Wisconsin Law Review
- Discipline: Law
- Language: English
- Edited by: Julia E. Stephenson

Publication details
- History: 1920-present
- Publisher: University of Wisconsin Law School (United States)
- Frequency: Bimonthly

Standard abbreviations
- Bluebook: Wis. L. Rev.
- ISO 4: Wis. Law Rev.

Indexing
- ISSN: 0043-650X
- LCCN: 25025664
- OCLC no.: 01607158

Links
- Journal homepage;

= Wisconsin Law Review =

The Wisconsin Law Review is a bimonthly law review published by students at the University of Wisconsin Law School. One issue each year is generally dedicated to a symposium or special topic.

== History ==
The review was established in 1920 by students and faculty of the law school.
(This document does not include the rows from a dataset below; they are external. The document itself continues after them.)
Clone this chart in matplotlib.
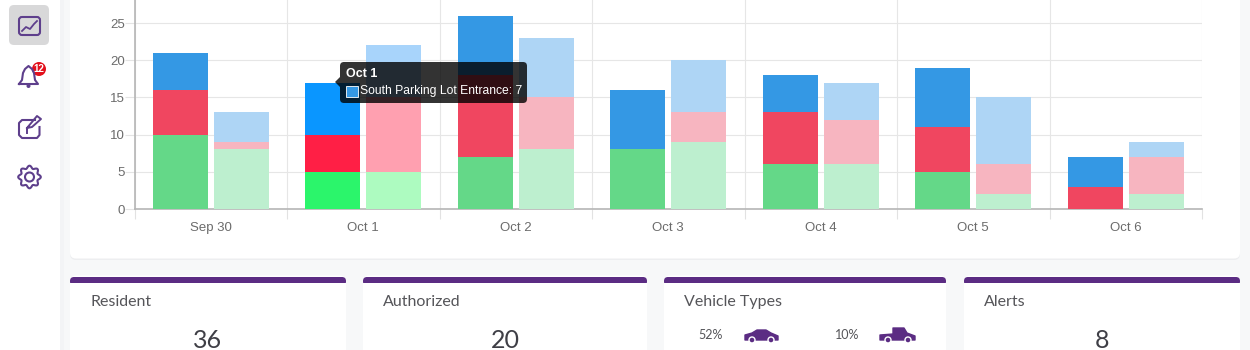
import numpy as np
import matplotlib
matplotlib.use("Agg")
import matplotlib.pyplot as plt
from matplotlib.patches import FancyBboxPatch, Rectangle, Circle, Polygon

W, H = 1250, 350
PURPLE = "#5B2C83"
ICON = "#5E3F8C"

# chart data
days = ["Sep 30", "Oct 1", "Oct 2", "Oct 3", "Oct 4", "Oct 5", "Oct 6"]
green_a = [10, 5, 7, 8, 6, 5, 0]
red_a = [6, 5, 11, 0, 7, 6, 3]
blue_a = [5, 7, 8, 8, 5, 8, 4]
green_b = [8, 5, 8, 9, 6, 2, 2]
red_b = [1, 10, 7, 4, 6, 4, 5]
blue_b = [4, 7, 8, 7, 5, 9, 2]
y_ticks = [0, 5, 10, 15, 20, 25]

card_titles = ["Resident", "Authorized", "Vehicle Types", "Alerts"]
card_values = ["36", "20", "", "8"]
vehicle_shares = ["52%", "10%"]
hover_title = "Oct 1"
hover_label = "South Parking Lot Entrance: 7"
badge_count = "12"

plt.rcParams["font.family"] = ["Liberation Sans", "DejaVu Sans"]

fig = plt.figure(figsize=(W / 100, H / 100), dpi=100, facecolor="#F7F8F9")

# background layer in pixels
bg = fig.add_axes([0, 0, 1, 1], zorder=0)
bg.set_xlim(0, W)
bg.set_ylim(H, 0)
bg.axis("off")


def card(ax, x0, y0, x1, y1, r=6):
    ax.add_patch(FancyBboxPatch((x0 + r, y0 + r), x1 - x0 - 2 * r, y1 - y0 - 2 * r,
                                boxstyle=f"round,pad={r},rounding_size={r}",
                                fc="#EDEEF0", ec="none", lw=0, transform=ax.transData))
    ax.add_patch(FancyBboxPatch((x0 + r, y0 + r - 1.5), x1 - x0 - 2 * r, y1 - y0 - 2 * r,
                                boxstyle=f"round,pad={r},rounding_size={r}",
                                fc="white", ec="none", lw=0))


# sidebar
bg.add_patch(Rectangle((0, 0), 60, H, fc="white", ec="none"))
bg.add_patch(Rectangle((60, 0), 4, H, fc="#F3F4F6", ec="none"))

# main card
card(bg, 70, -20, 1240, 260)

# bottom cards
boxes = [(70, 346), (363, 647), (664, 946), (964, 1240)]
for (x0, x1), title, val in zip(boxes, card_titles, card_values):
    card(bg, x0, 277, x1, 380)
    bg.add_patch(FancyBboxPatch((x0 + 4, 281), x1 - x0 - 8, 0.5,
                                boxstyle="round,pad=4,rounding_size=4", fc=PURPLE, ec="none"))
    bg.add_patch(Rectangle((x0, 283), x1 - x0, 6, fc="white", ec="none"))
    bg.text(x0 + 20, 302, title, family="Lato", fontsize=11.5, color="#555559", va="center")
    if val:
        bg.text((x0 + x1) / 2, 340, val, family="Lato", fontsize=18, color="#3F3F46",
                ha="center", va="center")

bg.text(711, 335, vehicle_shares[0], family="Lato", fontsize=9, color="#555559", ha="center", va="center")
bg.text(847, 335, vehicle_shares[1], family="Lato", fontsize=9, color="#555559", ha="center", va="center")

# car icon
bg.add_patch(Polygon([(745, 340), (745, 335), (752, 333), (757, 330), (766, 330),
                      (771, 333), (778, 336), (778, 340)], fc=PURPLE, ec=PURPLE, lw=1, joinstyle="round"))
# truck icon
bg.add_patch(Polygon([(880, 340), (880, 335), (893, 334), (893, 328), (904, 328),
                      (907, 333), (915, 336), (915, 340)], fc=PURPLE, ec=PURPLE, lw=1, joinstyle="round"))
for cx in (752, 771, 888, 908):
    bg.add_patch(Circle((cx, 340), 3, fc=PURPLE, ec="white", lw=1))

# sidebar icons
bg.add_patch(FancyBboxPatch((14, 10), 30, 30, boxstyle="round,pad=5,rounding_size=5", fc="#D8D8D9", ec="none"))
bg.add_patch(FancyBboxPatch((19, 17), 21, 18, boxstyle="round,pad=0,rounding_size=3", fc="none", ec=ICON, lw=1.5))
bg.plot([22, 26, 30, 34, 37], [31, 27, 29, 24, 21], color=ICON, lw=1.3)

bell = np.array([[19, 84], [22, 80], [23, 73], [25, 69], [28.5, 66], [32, 69], [34, 73], [35, 80], [38, 84], [19, 84]])
bg.plot(bell[:, 0], bell[:, 1], color=ICON, lw=1.5)
bg.add_patch(Circle((28.5, 86), 2, fc=ICON, ec="none"))
bg.add_patch(Circle((39, 69), 7, fc="#E3101C", ec="none"))
bg.text(39, 69.5, badge_count, fontsize=7, fontweight="bold", color="white", ha="center", va="center")

bg.plot([35, 22, 19, 19, 22, 37, 39.5, 39.5], [120, 120, 123, 135, 138, 138, 135, 127], color=ICON, lw=1.5)
bg.plot([27, 27, 32, 41, 37, 27], [133, 128, 127, 119, 116, 128], color=ICON, lw=1.4)

ang = np.linspace(0, 2 * np.pi, 145)
rad = 10 + 1.3 * np.cos(8 * ang)
bg.add_patch(Polygon(np.c_[29.5 + rad * np.sin(ang), 177 + rad * np.cos(ang)], fc="none", ec=ICON, lw=1.5, joinstyle="round"))
bg.add_patch(Circle((29.5, 177), 4.5, fc="none", ec=ICON, lw=1.5))

# chart, placed so that the axis lines land where they are in the screenshot
left, right, base, top = 134.5, 1202, 209, 0
ax = fig.add_axes([left / W, 1 - base / H, (right - left) / W, (base - top) / H], zorder=1)
ax.patch.set_alpha(0)
ax.set_xlim(-0.5, 6.5)
ax.set_ylim(0, (base - top) / 37.2 * 5)

x = np.arange(len(days))
bar_w = 0.36
off = 0.2

solid = ["#64D888", "#F04660", "#3498E4"]
pale = ["#BDEFCF", "#F7B5C0", "#AED5F5"]
hover_solid = ["#2BF56B", "#FF1F45", "#0A96FF"]
hover_pale = ["#ADFBC0", "#FFA0B0", "#A8D4FB"]


def stack(xs, layers, cols, hover_cols):
    bottom = np.zeros(len(xs))
    for vals, c, hc in zip(layers, cols, hover_cols):
        colors = [hc if i == 1 else c for i in range(len(xs))]
        ax.bar(xs, vals, bar_w, bottom=bottom, color=colors, zorder=3)
        bottom += np.array(vals)


stack(x - off, [green_a, red_a, blue_a], solid, hover_solid)
stack(x + off, [green_b, red_b, blue_b], pale, hover_pale)

ax.set_yticks(y_ticks)
ax.set_xticks(np.arange(-0.5, 7, 1))
ax.set_xticklabels([])
ax.set_xticks(x, days, minor=True)
ax.tick_params(axis="x", which="major", length=7, color="#E2E2E2", width=0.8)
ax.tick_params(axis="x", which="minor", length=0, pad=9, labelsize=9.5, labelcolor="#6B6B6B")
ax.tick_params(axis="y", length=7, color="#E4E4E4", width=0.8, pad=0, labelsize=9.5, labelcolor="#6B6B6B")
ax.grid(True, axis="both", which="major", color="#E6E6E6", lw=0.8, zorder=1)
for s in ("top", "right"):
    ax.spines[s].set_visible(False)
for s in ("left", "bottom"):
    ax.spines[s].set_color("#B5B5B5")
    ax.spines[s].set_linewidth(1.2)

# tooltip on top of everything
fg = fig.add_axes([0, 0, 1, 1], zorder=2)
fg.set_xlim(0, W)
fg.set_ylim(H, 0)
fg.axis("off")
fg.add_patch(FancyBboxPatch((344, 66), 179, 33, boxstyle="round,pad=4,rounding_size=4",
                            fc="black", alpha=0.8, ec="none"))
fg.add_patch(Polygon([(340, 77), (335, 82), (340, 87)], fc="black", alpha=0.8, ec="none"))
fg.text(345.5, 74, hover_title, fontsize=9, fontweight="bold", color="white", va="center")
fg.add_patch(Rectangle((346, 86), 12, 11, fc="#3498E4", ec="#FFFFFF", lw=0.6))
fg.text(359.5, 91, hover_label, fontsize=8.7, color="white", va="center")

fig.savefig("out.png", dpi=100, facecolor=fig.get_facecolor())
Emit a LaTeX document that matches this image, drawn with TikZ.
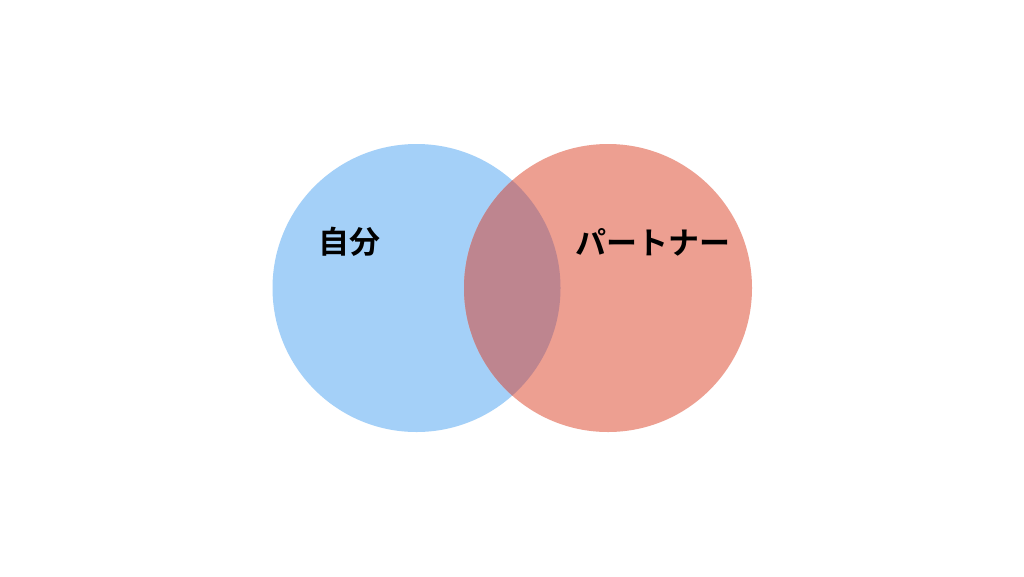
\documentclass[tikz,border=0pt]{standalone}
\usepackage{fontspec}
\newfontfamily\cjk{Noto Sans CJK JP}[BoldFont={* Bold}]
\definecolor{selfblue}{HTML}{A4D0F8}
\definecolor{partnerred}{HTML}{ED9F91}
\definecolor{overlapc}{HTML}{BE858F}
\begin{document}
\begin{tikzpicture}[x=1pt,y=-1pt,
  lbl/.style={font=\cjk\bfseries\fontsize{31}{34}\selectfont, text=black, inner sep=0pt}]
\useasboundingbox[fill=white] (0,0) rectangle (1024,576);
\fill[selfblue] (416.5,288) circle[radius=144];
\fill[partnerred] (608,288) circle[radius=144];
\begin{scope}
  \clip (416.5,288) circle[radius=144];
  \fill[overlapc] (608,288) circle[radius=144];
\end{scope}
\node[lbl] (self) at (349,242) {自分};
\node[lbl] (partner) at (653,242) {パートナー};
\end{tikzpicture}
\end{document}
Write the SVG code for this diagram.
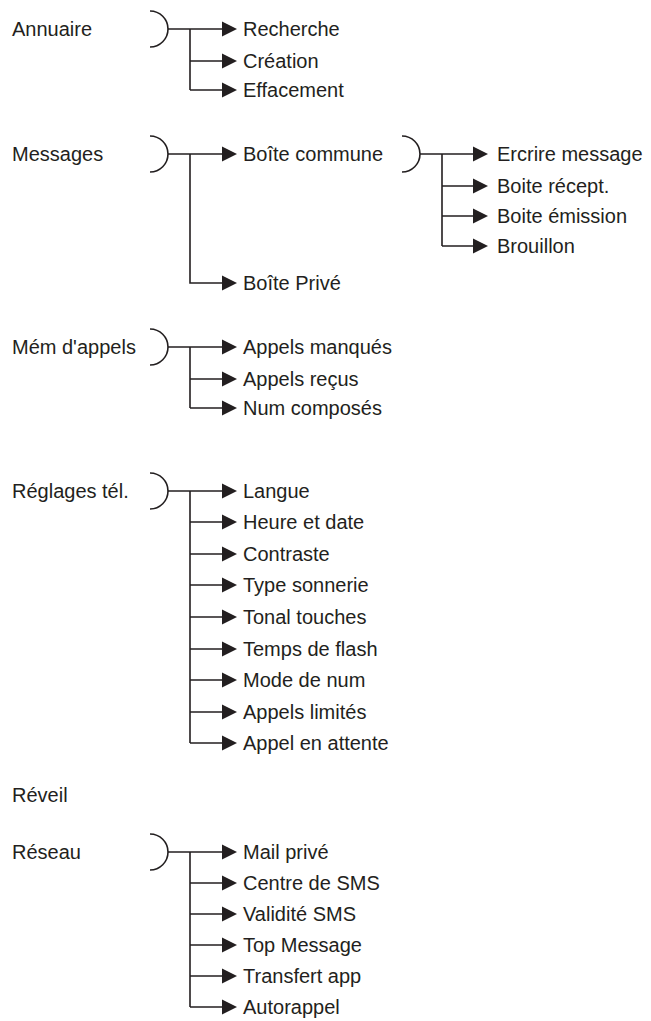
<svg xmlns="http://www.w3.org/2000/svg" width="651" height="1021" viewBox="0 0 651 1021">
<defs>
<style>
.t{font-family:"Liberation Sans",Arial,sans-serif;font-size:20px;fill:#231f20}
.c{fill:none;stroke:#231f20;stroke-width:1.6}
.a{fill:#231f20}
</style>
</defs>
<rect width="651" height="1021" fill="#fff"/>

<g id="annuaire">
<text class="t" x="12" y="36">Annuaire</text>
<path class="c" d="M150,11 A18,18 0 0 1 150,47"/>
<text class="t" x="243" y="36">Recherche</text>
<text class="t" x="243" y="68">Création</text>
<text class="t" x="243" y="97">Effacement</text>
</g>

<g id="messages">
<text class="t" x="12" y="161">Messages</text>
<path class="c" d="M150,136 A18,18 0 0 1 150,172"/>
<text class="t" x="243" y="161">Boîte commune</text>
<text class="t" x="243" y="290">Boîte Privé</text>
</g>

<g id="boite-commune">
<path class="c" d="M402,136 A18,18 0 0 1 402,172"/>
<text class="t" x="497" y="161">Ercrire message</text>
<text class="t" x="497" y="193">Boite récept.</text>
<text class="t" x="497" y="223">Boite émission</text>
<text class="t" x="497" y="253">Brouillon</text>
</g>

<g id="mem-appels">
<text class="t" x="12" y="354">Mém d'appels</text>
<path class="c" d="M150,329 A18,18 0 0 1 150,365"/>
<text class="t" x="243" y="354">Appels manqués</text>
<text class="t" x="243" y="386">Appels reçus</text>
<text class="t" x="243" y="415">Num composés</text>
</g>

<g id="reglages">
<text class="t" x="12" y="498">Réglages tél.</text>
<path class="c" d="M150,473 A18,18 0 0 1 150,509"/>
<text class="t" x="243" y="498">Langue</text>
<text class="t" x="243" y="529">Heure et date</text>
<text class="t" x="243" y="561">Contraste</text>
<text class="t" x="243" y="592">Type sonnerie</text>
<text class="t" x="243" y="624">Tonal touches</text>
<text class="t" x="243" y="656">Temps de flash</text>
<text class="t" x="243" y="687">Mode de num</text>
<text class="t" x="243" y="719">Appels limités</text>
<text class="t" x="243" y="750">Appel en attente</text>
</g>

<g id="reveil">
<text class="t" x="12" y="802">Réveil</text>
</g>

<g id="reseau">
<text class="t" x="12" y="859">Réseau</text>
<path class="c" d="M150,834 A18,18 0 0 1 150,870"/>
<text class="t" x="243" y="859">Mail privé</text>
<text class="t" x="243" y="890">Centre de SMS</text>
<text class="t" x="243" y="921">Validité SMS</text>
<text class="t" x="243" y="952">Top Message</text>
<text class="t" x="243" y="983">Transfert app</text>
<text class="t" x="243" y="1014">Autorappel</text>
</g>

<g id="connectors">
<path class="c" d="M168,29 H224 M190,29 V90 M190,61 H224 M190,90 H224"/>
<path class="c" d="M168,154 H224 M190,154 V283 H224"/>
<path class="c" d="M420,154 H475 M442,154 V246 M442,186 H475 M442,216 H475 M442,246 H475"/>
<path class="c" d="M168,347 H224 M190,347 V408 M190,379 H224 M190,408 H224"/>
<path class="c" d="M168,491 H224 M190,491 V743 M190,522 H224 M190,554 H224 M190,585 H224 M190,617 H224 M190,649 H224 M190,680 H224 M190,712 H224 M190,743 H224"/>
<path class="c" d="M168,852 H224 M190,852 V1007 M190,883 H224 M190,914 H224 M190,945 H224 M190,976 H224 M190,1007 H224"/>
<g class="a">
<path d="M222,21.5 L237,29 L222,36.5Z"/><path d="M222,53.5 L237,61 L222,68.5Z"/><path d="M222,82.5 L237,90 L222,97.5Z"/>
<path d="M222,146.5 L237,154 L222,161.5Z"/><path d="M222,275.5 L237,283 L222,290.5Z"/>
<path d="M473,146.5 L488,154 L473,161.5Z"/><path d="M473,178.5 L488,186 L473,193.5Z"/><path d="M473,208.5 L488,216 L473,223.5Z"/><path d="M473,238.5 L488,246 L473,253.5Z"/>
<path d="M222,339.5 L237,347 L222,354.5Z"/><path d="M222,371.5 L237,379 L222,386.5Z"/><path d="M222,400.5 L237,408 L222,415.5Z"/>
<path d="M222,483.5 L237,491 L222,498.5Z"/><path d="M222,514.5 L237,522 L222,529.5Z"/><path d="M222,546.5 L237,554 L222,561.5Z"/><path d="M222,577.5 L237,585 L222,592.5Z"/><path d="M222,609.5 L237,617 L222,624.5Z"/><path d="M222,641.5 L237,649 L222,656.5Z"/><path d="M222,672.5 L237,680 L222,687.5Z"/><path d="M222,704.5 L237,712 L222,719.5Z"/><path d="M222,735.5 L237,743 L222,750.5Z"/>
<path d="M222,844.5 L237,852 L222,859.5Z"/><path d="M222,875.5 L237,883 L222,890.5Z"/><path d="M222,906.5 L237,914 L222,921.5Z"/><path d="M222,937.5 L237,945 L222,952.5Z"/><path d="M222,968.5 L237,976 L222,983.5Z"/><path d="M222,999.5 L237,1007 L222,1014.5Z"/>
</g>
</g>
</svg>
The first issue was published in October 1920. In 1935, the journal became entirely student-edited. The first faculty editor-in-chief was "legendary" law professor William Herbert ("Herbie") Page, who taught at the school from 1917 until his death in 1952. The first student editor-in-chief was Leon Foley. In 1940, Harriet Zetterberg became the journal's first female editor-in-chief.

== Admissions ==

Students are awarded staff membership based solely on their performance in a write-on competition at the end of their first year of law school, which consists of a Note, Bluebook exercise, and Diversity Statement. The journal no longer takes first-year grades into consideration.